As for the Tories, their early historian Keith Feiling, who could also evoke the past, believed that when it reluctantly abandoned the Divine Right of Kings, the original Tory party lost its raison d’etre. Certainly, there was no replacement as a core belief.

In recent times, that Tory arch romantic Enoch Powell had proclaimed the Crown in Parliament with the same fervour as a cavalier would have acclaimed Church and King. But there is a difference. Until 1689, Church and King was an active constitutional principle, aspiring indeed to be a dominant one. The Crown in Parliament is just a sonorous phrase, with as much political meaning as the Herald’s costumes at the State Opening of Parliament. After the Glorious Revolution, Toryism settled down to become the brake to a Whig accelerator.

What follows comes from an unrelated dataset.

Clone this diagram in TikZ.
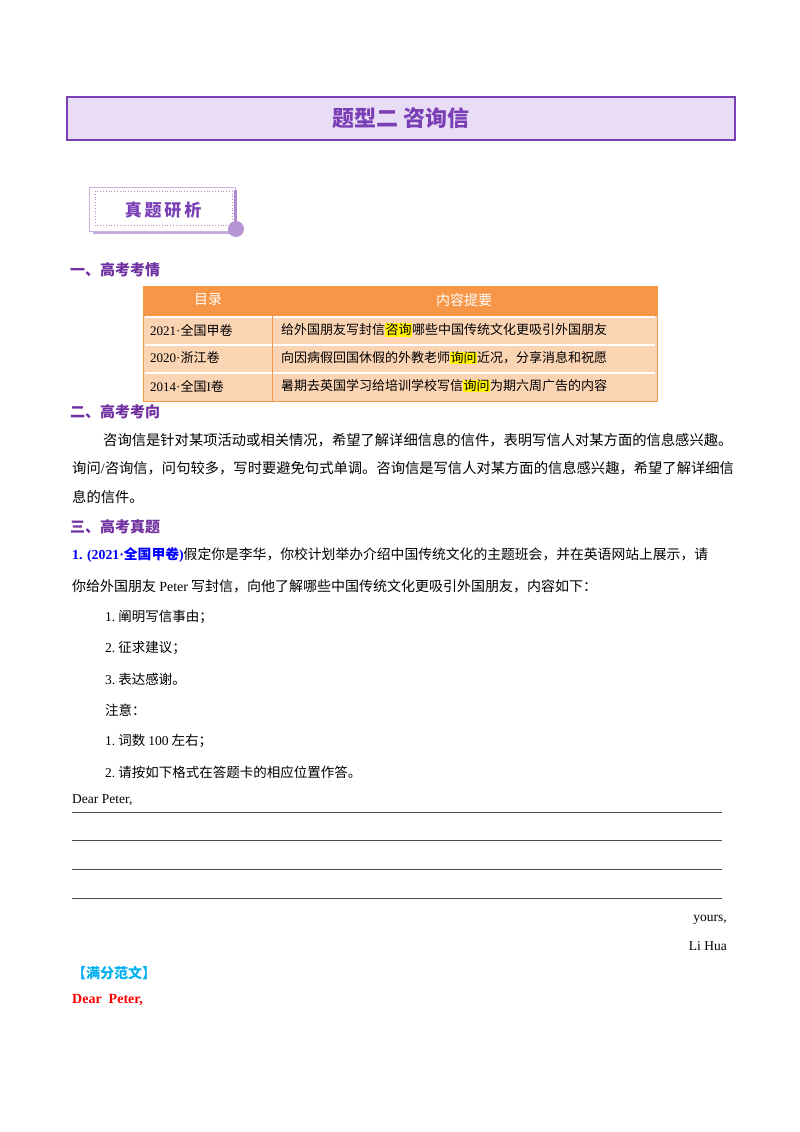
\documentclass[tikz,border=0pt]{standalone}
\usepackage{fontspec}
\setmainfont{Liberation Serif}
\newfontfamily\cjk{Noto Sans CJK SC}
\newfontfamily\lat{Liberation Serif}
\usetikzlibrary{calc}
\definecolor{pur}{HTML}{7B3FB5}
\definecolor{lpur}{HTML}{E9DDF6}
\definecolor{hpur}{HTML}{7030A0}
\definecolor{ora}{HTML}{F79646}
\definecolor{lora}{HTML}{FBD4B4}
\definecolor{hbl}{HTML}{00B0F0}
\newcommand{\hl}[1]{{\setlength{\fboxsep}{0.5pt}\colorbox{yellow}{#1}}}
\newcommand{\lt}[1]{{\lat #1}}
\begin{document}
\begin{tikzpicture}[x=1pt,y=-1pt,
  txt/.style={anchor=west,inner sep=0pt,font=\fontsize{13.5}{15}\selectfont\cjk},
  cell/.style={anchor=west,inner sep=0pt,font=\fontsize{13}{15}\selectfont\cjk},
  head/.style={anchor=west,inner sep=0pt,font=\fontsize{15}{17}\selectfont\cjk\bfseries,text=hpur},
  rule/.style={draw=black!70,line width=0.6pt}]
\useasboundingbox (0,0) rectangle (800,1132);
\fill[white] (0,0) rectangle (800,1132);
% title
\node[draw=pur,line width=2pt,fill=lpur,minimum width=668,minimum height=43,anchor=north west,inner sep=0] (title) at (66,96) {};
\node[text=pur,font=\fontsize{22}{24}\selectfont\cjk\bfseries] at (title.center) {题型二\ 咨询信};
% badge
\fill[pur!45] (93,228) rectangle (236,234);
\node[draw=pur!40,fill=white,minimum width=146,minimum height=44,anchor=north west,inner sep=0] (badge) at (89,187) {};
\draw[pur!60,dotted,line width=0.8pt] (95,191) rectangle (232,225);
\fill[pur!60] (234,190) rectangle (237,226);
\fill[pur!55] (236,229) circle (8);
\node[text=pur,font=\fontsize{17}{19}\selectfont\cjk\bfseries] (bt) at (163,210) {真\,题\,研\,析};
% section 1
\node[head] (s1) at (70,270) {一、高考考情};
% table
\fill[ora] (143,286) rectangle (657,316);
\fill[lora] (143,316) rectangle (657,401);
\draw[white,line width=2pt] (145,317) -- (655,317) (145,345) -- (655,345) (145,373) -- (655,373);
\draw[ora,line width=1pt] (143,286) rectangle (657,401) (272,316) -- (272,401);
\node[text=white,font=\fontsize{14}{16}\selectfont\cjk] at (208,300) {目录};
\node[text=white,font=\fontsize{14}{16}\selectfont\cjk] at (464,300) {内容提要};
\node[cell] at (150,330) {\lt{2021·}全国甲卷};
\node[cell] at (150,358) {\lt{2020·}浙江卷};
\node[cell] at (150,386) {\lt{2014·}全国\lt{I}卷};
\node[cell] at (281,330) {给外国朋友写封信\hl{咨询}哪些中国传统文化更吸引外国朋友};
\node[cell] at (281,358) {向因病假回国休假的外教老师\hl{询问}近况，分享消息和祝愿};
\node[cell] at (281,386) {暑期去英国学习给培训学校写信\hl{询问}为期六周广告的内容};
% section 2
\node[head] (s2) at (70,412) {二、高考考向};
\node[txt,font=\fontsize{14.3}{15}\selectfont\cjk] at (103,440) {咨询信是针对某项活动或相关情况，希望了解详细信息的信件，表明写信人对某方面的信息感兴趣。};
\node[txt,font=\fontsize{14.3}{15}\selectfont\cjk] at (72,468) {询问\lt{/}咨询信，问句较多，写时要避免句式单调。咨询信是写信人对某方面的信息感兴趣，希望了解详细信};
\node[txt,font=\fontsize{14.3}{15}\selectfont\cjk] at (72,497) {息的信件。};
% section 3
\node[head] (s3) at (70,527) {三、高考真题};
\node[txt,font=\fontsize{13.8}{15}\selectfont\cjk] at (72,555) {\textcolor{blue}{\bfseries\lt{\bfseries 1. (2021·}全国甲卷\lt{\bfseries )}}假定你是李华，你校计划举办介绍中国传统文化的主题班会，并在英语网站上展示，请};
\node[txt,font=\fontsize{14}{15}\selectfont\cjk] at (72,586) {你给外国朋友 \lt{Peter} 写封信，向他了解哪些中国传统文化更吸引外国朋友，内容如下：};
\node[txt] at (105,617) {\lt{1.}\ 阐明写信事由；};
\node[txt] at (105,648) {\lt{2.}\ 征求建议；};
\node[txt] at (105,679) {\lt{3.}\ 表达感谢。};
\node[txt] at (105,710) {注意：};
\node[txt] at (105,741) {\lt{1.}\ 词数 \lt{100} 左右；};
\node[txt] at (105,772) {\lt{2.}\ 请按如下格式在答题卡的相应位置作答。};
\node[anchor=west,inner sep=0,font=\fontsize{13.5}{15}\selectfont] (dp) at (72,800) {Dear Peter,};
\coordinate (l1a) at (72,812); \coordinate (l1b) at (722,812);
\coordinate (l2a) at (72,840); \coordinate (l2b) at (722,840);
\coordinate (l3a) at (72,869); \coordinate (l3b) at (722,869);
\coordinate (l4a) at (72,898); \coordinate (l4b) at (722,898);
\draw[rule] (l1a) -- (l1b); \draw[rule] (l2a) -- (l2b);
\draw[rule] (l3a) -- (l3b); \draw[rule] (l4a) -- (l4b);
\node[anchor=east,inner sep=0,font=\fontsize{13.5}{15}\selectfont] (yr) at (727,920) {yours,};
\node[anchor=east,inner sep=0,font=\fontsize{13.5}{15}\selectfont] (lh) at (727,946) {Li Hua};
\node[anchor=west,inner sep=0,text=hbl,font=\fontsize{14}{15}\selectfont\cjk\bfseries] (mf) at (72,973) {【满分范文】};
\node[anchor=west,inner sep=0,text=red,font=\fontsize{14}{15}\selectfont\bfseries] (dp2) at (72,1000) {Dear\ \ Peter,};
\end{tikzpicture}
\end{document}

Like Falkland, wise Tories believed that when it was not necessary to change, it was necessary not to change. But that was a literally reactionary stance, not a positive one. As the tears passed, it might have been assumed that a party which could not see the necessity for change in the early 1830s would condemn itself to the margins of politics. Yet as the historical script changed, it was the Whigs who were written out of it. Macaulay would have been horrified.

Originally, Macaulay had intended to end his triumphal march in 1830. But in the Fifties, failing health restricted his ambitions. Four volumes were published in his lifetime, reaching 1697. A fifth, edited by his sister, reached 1702. The rest remains a might have been. But the books that we have tower over incompleteness.

Initially, Macaulay’s success was academic as well as literary and financial. His work became the standard history of its period, for all his Whig coat-trailing, There had always been detractors. As a young man, he had been nick-named Cocksure Tom, and Melbourne had famously said that he wished he was as sure of anything as Tom Macaulay was of everything. But much of that can be put down to jealousy. When it came to the history, the Tory counter-attack was surprisingly muted. He was discovered to have made mistakes, and when these were pointed out, was reluctant to make corrections. But that is a minor failing: ‘Better to err with Pope than shine with Pye.’

A full attempt at rebuttal had to wait for more than a Century, when Sir Herbert Butterfield produced The Whig Interpretation of History, which has at least one remarkable aspect. It manages to be the anti-Macaulay, without ever mentioning Macaulay’s name. According to Butterfield, the Whigs were far more concerned to use history for political propaganda, including easy moral judgments, than to be good Rankeans. Following Ranke – but emphatically not Macaulay – Butterfield believed in the autonomy of the past.

Oddly enough, for Butterfield,  it was ‘in Lord Acton [that] the whig historian reached his highest consciousness’, which seems to be a paradoxical judgment, given that Acton was a Roman Catholic. Butterfield was against the use of history for partisan purposes, and he is particularly effective on Luther, whose religious views, especially on toleration, were far more rooted in the Sixteenth Century than many of his modern adherents care to acknowledge. Butterfield insisted that the historian ought to be ‘concerned with the concrete and… at home in the world of facts and people.’ Fair enough, but there are plenty of people and lots of facts in Macaulay. Perhaps we should conclude that there is more than one way to write history.

Macaulay gradually ceased to be fashionable, and there is an obvious explanation. He extols one hundred and sixty years of progress, and that continued for several decades after his first volume. It was then followed by the blackest period in history since the Dark Ages. Civilisation survived, not through Whiggery or any other method of political improvement, but because the mutually-assured destruction of the nuclear era has, thus far, prevented a third world war.

We can be inspired by Macaulay’s Victorian optimism. If only we could share it. Macaulay evokes a serene world, in which there appeared to be no barriers to the onward march of progress, no limits to human achievement, every reason for optimism and hope. A serene world, and a lost one – but at least we have the book.